Required work: Collect all the lines that mention the word "this".
-- Extracted entries start --
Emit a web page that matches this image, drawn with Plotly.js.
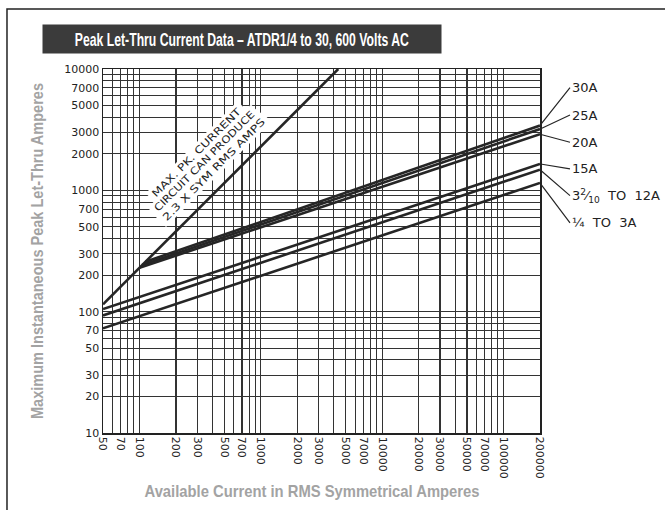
-- Extracted entries end --
-- Extracted entries start --
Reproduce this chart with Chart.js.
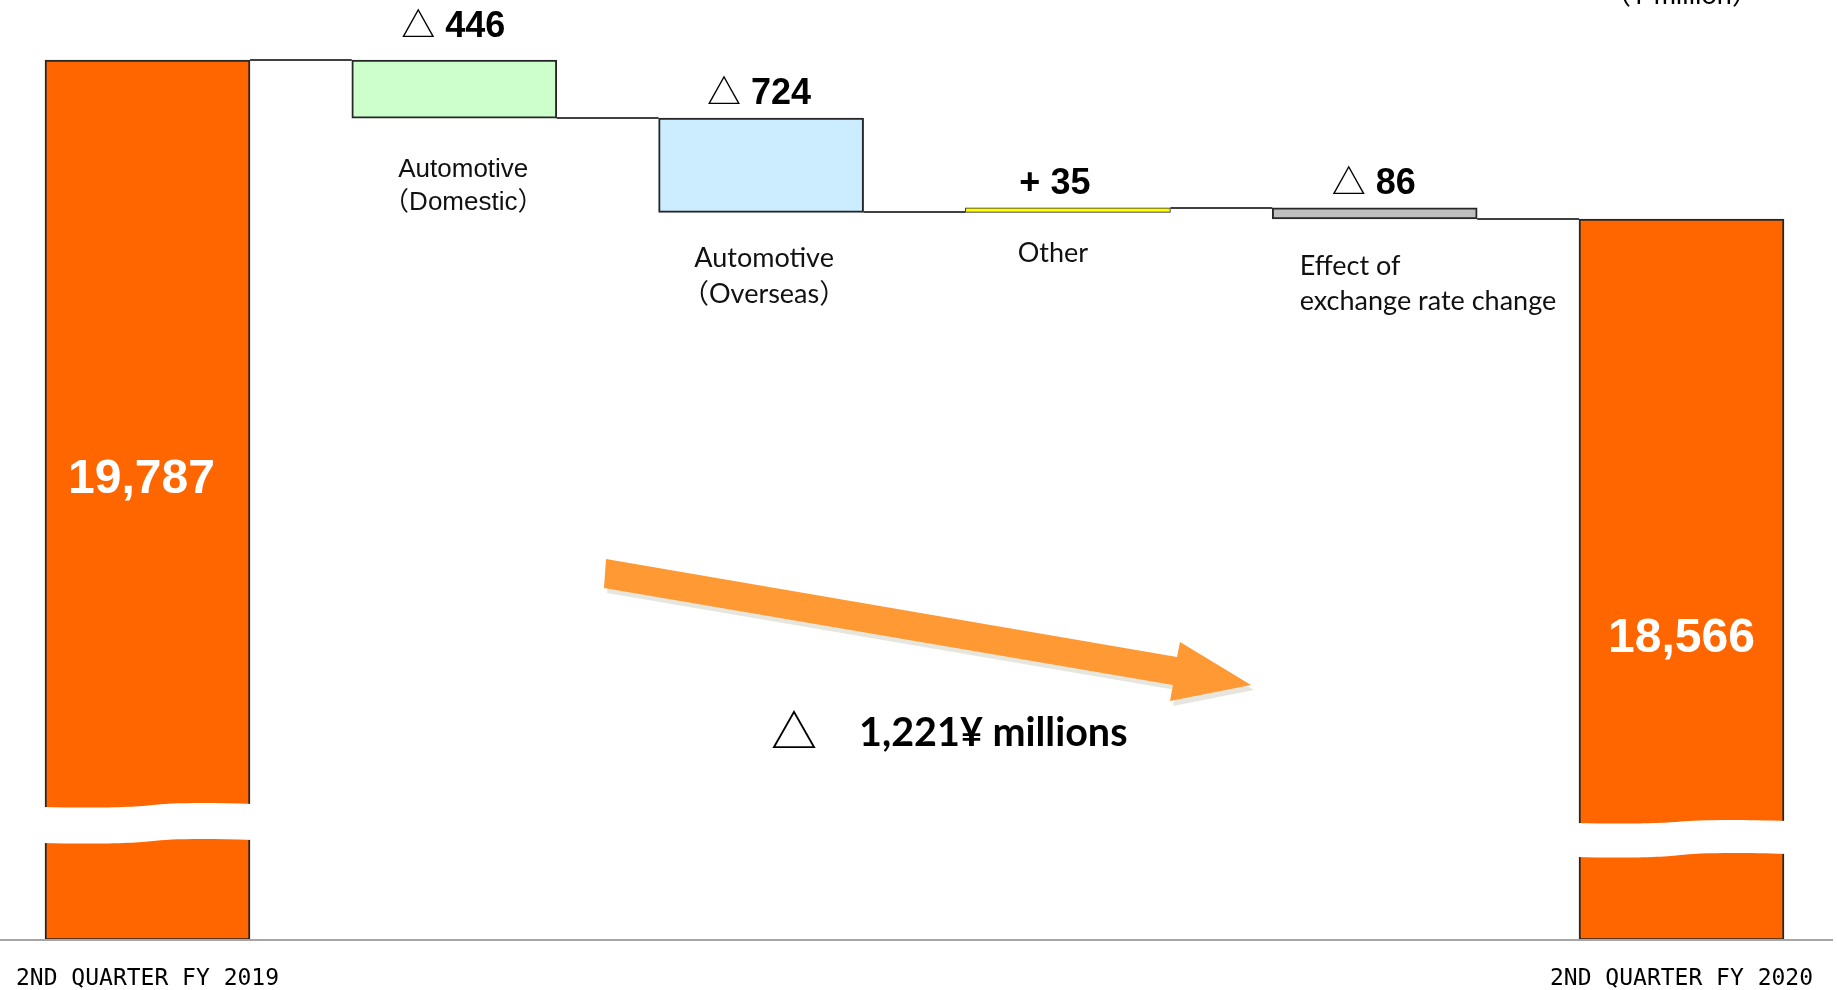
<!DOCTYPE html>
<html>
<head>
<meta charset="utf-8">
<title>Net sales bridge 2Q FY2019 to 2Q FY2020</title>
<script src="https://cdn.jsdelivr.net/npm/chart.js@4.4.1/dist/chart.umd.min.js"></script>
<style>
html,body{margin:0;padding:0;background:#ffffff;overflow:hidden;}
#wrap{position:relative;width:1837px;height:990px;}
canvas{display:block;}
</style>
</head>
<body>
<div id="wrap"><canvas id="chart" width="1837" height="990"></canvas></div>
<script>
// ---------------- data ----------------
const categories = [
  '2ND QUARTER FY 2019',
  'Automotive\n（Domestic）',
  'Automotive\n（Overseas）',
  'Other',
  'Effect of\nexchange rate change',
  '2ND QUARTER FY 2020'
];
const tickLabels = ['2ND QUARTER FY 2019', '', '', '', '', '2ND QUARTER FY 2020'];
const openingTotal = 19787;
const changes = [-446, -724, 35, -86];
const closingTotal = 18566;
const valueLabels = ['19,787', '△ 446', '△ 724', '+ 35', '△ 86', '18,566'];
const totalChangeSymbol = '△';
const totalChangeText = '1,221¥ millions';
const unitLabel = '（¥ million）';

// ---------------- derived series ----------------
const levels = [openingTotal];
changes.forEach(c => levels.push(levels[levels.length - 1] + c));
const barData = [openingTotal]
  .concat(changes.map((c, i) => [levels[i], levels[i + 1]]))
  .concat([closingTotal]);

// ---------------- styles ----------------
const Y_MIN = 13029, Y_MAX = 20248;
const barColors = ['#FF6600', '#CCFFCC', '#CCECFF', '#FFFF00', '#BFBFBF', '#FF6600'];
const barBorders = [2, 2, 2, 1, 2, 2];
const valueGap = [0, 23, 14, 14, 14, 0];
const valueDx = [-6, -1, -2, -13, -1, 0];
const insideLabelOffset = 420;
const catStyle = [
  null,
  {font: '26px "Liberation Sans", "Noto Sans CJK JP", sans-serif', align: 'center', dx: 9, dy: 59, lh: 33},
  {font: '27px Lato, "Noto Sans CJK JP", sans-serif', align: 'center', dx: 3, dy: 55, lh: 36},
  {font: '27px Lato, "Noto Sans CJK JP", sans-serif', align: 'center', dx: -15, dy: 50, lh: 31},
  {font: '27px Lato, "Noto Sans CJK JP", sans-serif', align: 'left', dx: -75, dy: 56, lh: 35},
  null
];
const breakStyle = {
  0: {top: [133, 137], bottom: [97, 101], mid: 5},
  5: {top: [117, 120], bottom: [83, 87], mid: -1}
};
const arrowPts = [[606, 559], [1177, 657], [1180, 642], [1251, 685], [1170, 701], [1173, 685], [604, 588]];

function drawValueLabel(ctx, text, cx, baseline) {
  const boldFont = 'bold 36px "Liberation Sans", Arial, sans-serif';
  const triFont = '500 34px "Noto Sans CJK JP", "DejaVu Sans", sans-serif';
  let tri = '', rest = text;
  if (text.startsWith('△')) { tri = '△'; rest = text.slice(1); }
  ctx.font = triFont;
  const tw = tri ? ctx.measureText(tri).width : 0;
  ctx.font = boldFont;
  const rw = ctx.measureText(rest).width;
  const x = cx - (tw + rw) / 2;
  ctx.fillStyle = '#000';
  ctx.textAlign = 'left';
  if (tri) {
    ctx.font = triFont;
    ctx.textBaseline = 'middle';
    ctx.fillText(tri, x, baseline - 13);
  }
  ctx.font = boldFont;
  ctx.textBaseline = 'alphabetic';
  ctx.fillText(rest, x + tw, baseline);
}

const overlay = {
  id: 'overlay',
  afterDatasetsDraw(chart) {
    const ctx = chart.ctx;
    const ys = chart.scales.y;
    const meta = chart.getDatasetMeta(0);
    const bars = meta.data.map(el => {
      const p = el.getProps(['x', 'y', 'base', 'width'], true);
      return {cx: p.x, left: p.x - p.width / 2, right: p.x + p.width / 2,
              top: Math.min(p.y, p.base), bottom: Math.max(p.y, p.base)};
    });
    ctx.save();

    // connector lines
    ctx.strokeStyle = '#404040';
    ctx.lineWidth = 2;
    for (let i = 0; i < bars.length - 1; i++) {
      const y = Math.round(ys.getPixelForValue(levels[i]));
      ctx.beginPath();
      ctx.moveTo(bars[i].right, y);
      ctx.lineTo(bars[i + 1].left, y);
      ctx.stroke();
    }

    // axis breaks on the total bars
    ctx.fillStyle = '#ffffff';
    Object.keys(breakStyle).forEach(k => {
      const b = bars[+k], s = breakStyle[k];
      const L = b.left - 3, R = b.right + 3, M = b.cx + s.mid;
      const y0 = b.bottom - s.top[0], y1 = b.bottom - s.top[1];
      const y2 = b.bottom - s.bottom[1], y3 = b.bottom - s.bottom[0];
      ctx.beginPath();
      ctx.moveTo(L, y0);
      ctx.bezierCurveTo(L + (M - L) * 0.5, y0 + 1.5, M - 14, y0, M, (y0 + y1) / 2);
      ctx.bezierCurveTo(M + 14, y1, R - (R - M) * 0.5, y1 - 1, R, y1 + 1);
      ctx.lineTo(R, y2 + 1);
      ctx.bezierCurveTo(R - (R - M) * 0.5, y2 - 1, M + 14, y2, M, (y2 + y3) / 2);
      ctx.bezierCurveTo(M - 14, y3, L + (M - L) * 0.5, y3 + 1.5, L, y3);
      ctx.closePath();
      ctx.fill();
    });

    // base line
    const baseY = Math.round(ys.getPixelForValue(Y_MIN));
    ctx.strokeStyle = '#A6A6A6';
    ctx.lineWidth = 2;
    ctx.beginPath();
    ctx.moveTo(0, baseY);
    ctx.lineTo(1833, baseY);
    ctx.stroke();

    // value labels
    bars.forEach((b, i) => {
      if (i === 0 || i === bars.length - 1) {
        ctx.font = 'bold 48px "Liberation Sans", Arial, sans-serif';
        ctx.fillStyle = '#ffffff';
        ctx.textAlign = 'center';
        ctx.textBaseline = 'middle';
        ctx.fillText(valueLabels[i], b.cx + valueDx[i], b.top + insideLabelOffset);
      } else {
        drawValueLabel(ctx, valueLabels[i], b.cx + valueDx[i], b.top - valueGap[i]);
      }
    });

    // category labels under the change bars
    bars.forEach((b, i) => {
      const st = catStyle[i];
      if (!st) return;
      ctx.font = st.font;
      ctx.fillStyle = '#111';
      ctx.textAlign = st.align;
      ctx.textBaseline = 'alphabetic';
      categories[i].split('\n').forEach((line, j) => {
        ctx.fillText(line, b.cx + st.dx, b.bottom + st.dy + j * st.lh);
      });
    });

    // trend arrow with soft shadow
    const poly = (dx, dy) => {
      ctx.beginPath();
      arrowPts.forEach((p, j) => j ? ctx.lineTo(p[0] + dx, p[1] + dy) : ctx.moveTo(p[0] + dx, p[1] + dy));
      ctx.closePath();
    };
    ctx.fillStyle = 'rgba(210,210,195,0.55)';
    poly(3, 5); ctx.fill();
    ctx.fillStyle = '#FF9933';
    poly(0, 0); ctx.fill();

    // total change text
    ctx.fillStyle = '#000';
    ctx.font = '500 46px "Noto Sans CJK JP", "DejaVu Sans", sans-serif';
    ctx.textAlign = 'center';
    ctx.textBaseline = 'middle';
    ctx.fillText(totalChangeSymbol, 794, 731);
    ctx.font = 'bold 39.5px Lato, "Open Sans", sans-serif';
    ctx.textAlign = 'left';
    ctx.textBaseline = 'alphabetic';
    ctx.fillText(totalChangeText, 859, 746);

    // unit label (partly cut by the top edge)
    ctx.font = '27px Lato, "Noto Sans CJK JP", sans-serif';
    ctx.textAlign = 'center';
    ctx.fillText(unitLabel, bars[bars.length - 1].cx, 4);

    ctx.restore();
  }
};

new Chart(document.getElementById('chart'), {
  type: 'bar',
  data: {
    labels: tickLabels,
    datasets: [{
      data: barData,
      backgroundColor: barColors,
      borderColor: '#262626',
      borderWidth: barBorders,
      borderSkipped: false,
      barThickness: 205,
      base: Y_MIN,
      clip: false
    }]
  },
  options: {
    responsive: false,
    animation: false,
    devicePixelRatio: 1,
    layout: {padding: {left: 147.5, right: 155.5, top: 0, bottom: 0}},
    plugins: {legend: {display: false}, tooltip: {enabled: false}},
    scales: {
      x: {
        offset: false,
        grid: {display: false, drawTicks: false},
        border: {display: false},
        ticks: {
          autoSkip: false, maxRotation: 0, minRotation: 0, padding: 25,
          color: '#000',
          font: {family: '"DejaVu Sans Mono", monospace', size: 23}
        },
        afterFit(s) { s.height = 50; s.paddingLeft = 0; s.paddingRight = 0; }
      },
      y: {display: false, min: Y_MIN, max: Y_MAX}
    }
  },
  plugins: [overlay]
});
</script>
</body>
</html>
-- Extracted entries end --
Solution below:
Emit a web page that matches this image, drawn with Plotly.js.
Reproduce this chart with Chart.js.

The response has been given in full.